"If x is a difference of squares, prove that 3x is a difference of squares as well."

Question

I'm banging my head against the wall with this task:

Prove that if $x$ is a difference of integer squares, then $3x$ is a difference of integer squares as well.

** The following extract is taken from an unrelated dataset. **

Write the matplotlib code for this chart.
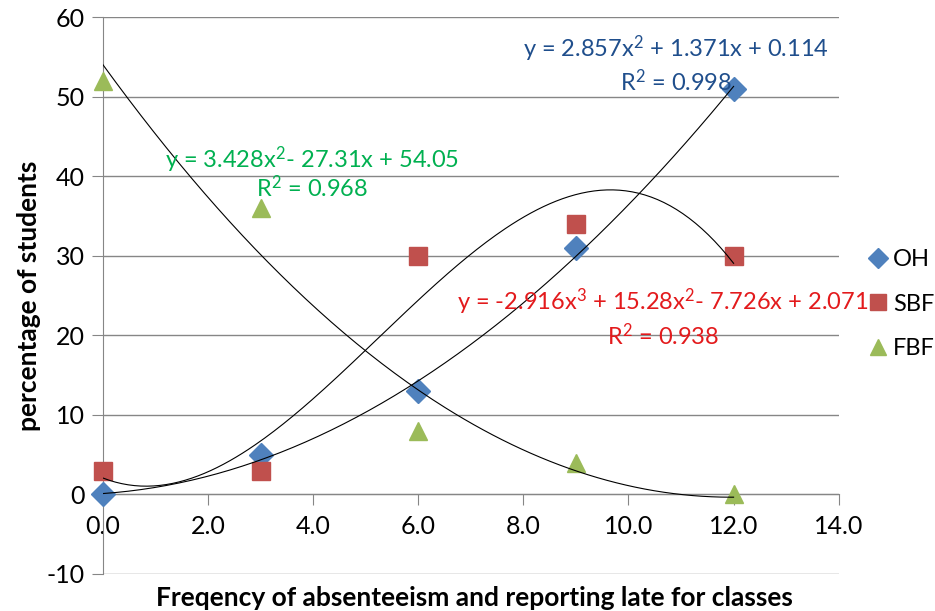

What strategies could I utilise in order to prove this?

Answer 1

Write $x=u^2-v^2$ with $u,v\in \Bbb Z$, then $3x=3(u^2-v^2)=3(u+v)(u-v)=(3u+3v)(u-v)=((2u+v)+(u+2v))((2u+v)-(u+2v))=(2u+v)^2-(u+2v)^2$

Answer 2

A little late here but one can generalize the problem as follows:

Claim. If $M,x$ are two integers that can be written as difference of squares of two integers, then $Mx$ is also a difference of squares of two integers. Note that in the original post $M=3=2^2-1^2.$

Proof of claim. Write $M=p^2-q^2,$ and $x=u^2-v^2$, for suitable $u,v,p,q\in\mathbb{Z}$. Then $Mx=(p^2-q^2)(u^2-v^2)=p^2u^2-p^2v^2-q^2u^2+q^2v^2=(pu+qv)^2-(qu+pv)^2.$